Ar Plasma-Assisted SO32– Intercalation into NiFe Layered Double Hydroxides for Improved Performance in the Oxygen Evolution Reaction

Chemical intercalation plays a crucial role in enhancing the performance of nickel–iron layered double hydroxide (NiFe LDH) catalysts for the oxygen evolution reaction (OER). By introducing specific ions, the catalytic sites within NiFe LDH are optimized, thereby facilitating efficient water oxidation. In this study, we inserted SO₃^2– into NiFe LDH using Ar plasma. This process created a two-dimensional (2D)–three-dimensional (3D) petal-shaped p-NiFe LDH–SO₃^2– electrode.
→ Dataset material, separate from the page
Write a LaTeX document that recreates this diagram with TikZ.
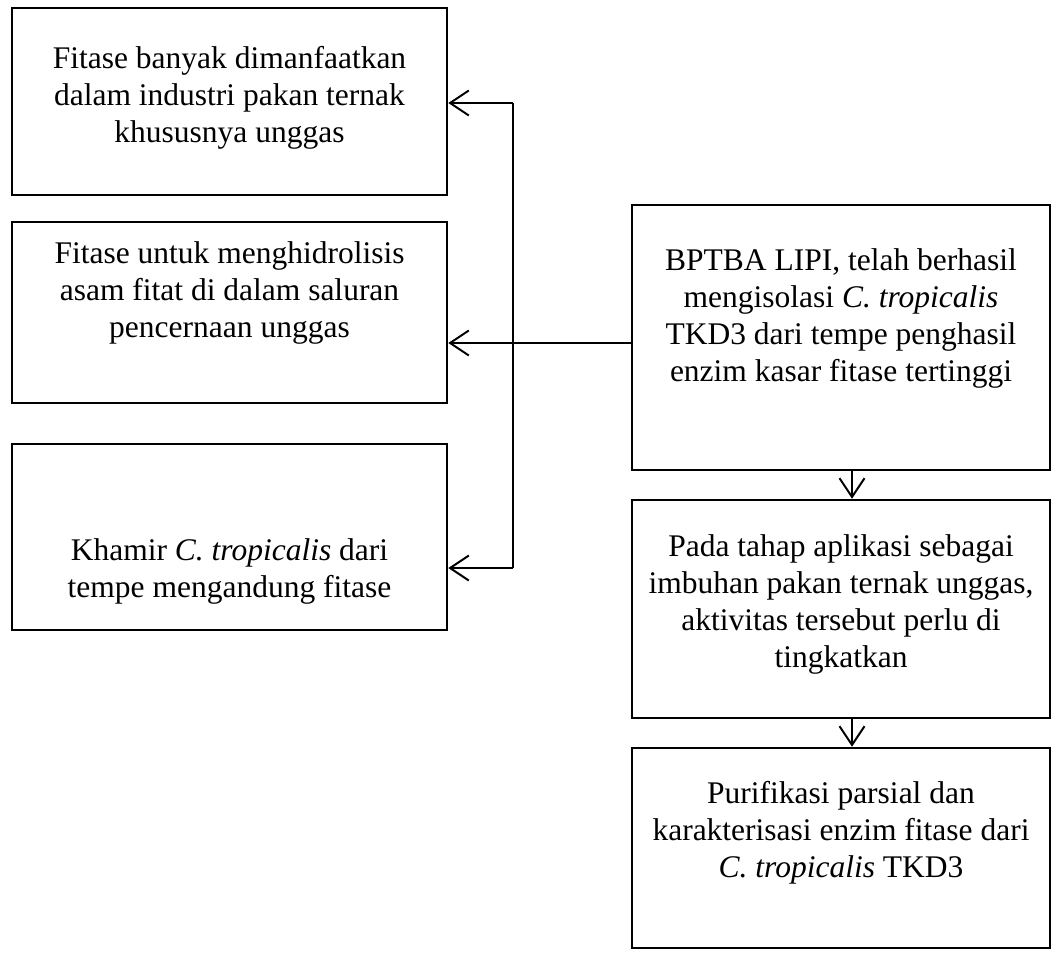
\documentclass[tikz,border=0pt]{standalone}
\usepackage{fontspec}
\setmainfont{Liberation Serif}
\usetikzlibrary{arrows.meta}
\begin{document}
\begin{tikzpicture}[x=0.4pt,y=-0.4pt,
    arr/.style={-{Straight Barb[length=7.5pt,width=10pt,line width=0.8pt]},line width=0.8pt}]
        \useasboundingbox (0,0) rectangle (1059,960);

        \begin{scope}[every node/.style={draw,line width=1pt,inner sep=0pt,minimum width=174pt}]
          \node[minimum height=74.8pt] (pakan)      at (229.5,101.5) {};
          \node[minimum height=72.4pt] (hidrolisis) at (229.5,312.5) {};
          \node[minimum height=74.4pt] (khamir)     at (229.5,537)   {};
        \end{scope}

        \begin{scope}[every node/.style={draw,line width=1pt,inner sep=0pt,minimum width=167.2pt}]
          \node[minimum height=106pt]  (bptba)      at (841,337.5) {};
          \node[minimum height=87.2pt] (aplikasi)   at (841,609)   {};
          \node[minimum height=80pt]   (purifikasi) at (841,848)   {};
        \end{scope}

        \begin{scope}[every node/.style={align=center,inner sep=0pt,font=\fontsize{12.6}{14.8}\selectfont}]
          \node (pakanText)      at (229.5,97.5) {Fitase banyak dimanfaatkan\\dalam industri pakan ternak\\khususnya unggas};
          \node (hidrolisisText) at (229.5,293)  {Fitase untuk menghidrolisis\\asam fitat di dalam saluran\\pencernaan unggas};
          \node (khamirText)     at (229.5,571) {Khamir \textit{C. tropicalis} dari\\tempe mengandung fitase};
          \node (bptbaText)      at (841,318)    {BPTBA LIPI, telah berhasil\\mengisolasi \textit{C. tropicalis}\\TKD3 dari tempe penghasil\\enzim kasar fitase tertinggi};
          \node (aplikasiText)   at (841,604)    {Pada tahap aplikasi sebagai\\imbuhan pakan ternak unggas,\\aktivitas tersebut perlu di\\tingkatkan};
          \node (purifikasiText) at (841,832.5)  {Purifikasi parsial dan\\karakterisasi enzim fitase dari\\\textit{C. tropicalis} TKD3};
        \end{scope}

        \coordinate (atas)   at (513,103);
        \coordinate (tengah) at (513,343);
        \coordinate (bawah)  at (513,568);

        \draw[line width=0.8pt] (atas) -- (bawah);
        \draw[arr] (atas) -- (atas -| pakan.east);
        \draw[arr] (bptba.west |- tengah) -- (tengah -| hidrolisis.east);
        \draw[arr] (bawah) -- (bawah -| khamir.east);

        \draw[arr] ([xshift=4.4pt]bptba.south) -- ([xshift=4.4pt]aplikasi.north);
        \draw[arr] ([xshift=4.4pt]aplikasi.south) -- ([xshift=4.4pt]purifikasi.north);

      \end{tikzpicture}
\end{document}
The p-NiFe LDH–SO₃^2– composite shows an excellent electrocatalytic performance. At a current density of 10 mA cm^–2, the overpotential is just 194 mV. During a long-term OER test at the same current density, the overpotential changes by only 1.57%. SO₃^2– has a strong electrodissociation effect, keeping metal ions in a high valence state and producing NiOOH/FeOOH. It also increases interlayer spacing, leading to more active sites and better OER performance. The results indicate that using Ar plasma technology to prepare the SO₃^2– intercalated NiFe LDH is advantageous. This method offers low energy consumption, precise control, and simple processes. Compared with previous studies, this technology enhances the intercalation efficiency of SO₃^2–. It also allows changes in the interlaminar spacing of LDH, which helps create more active sites.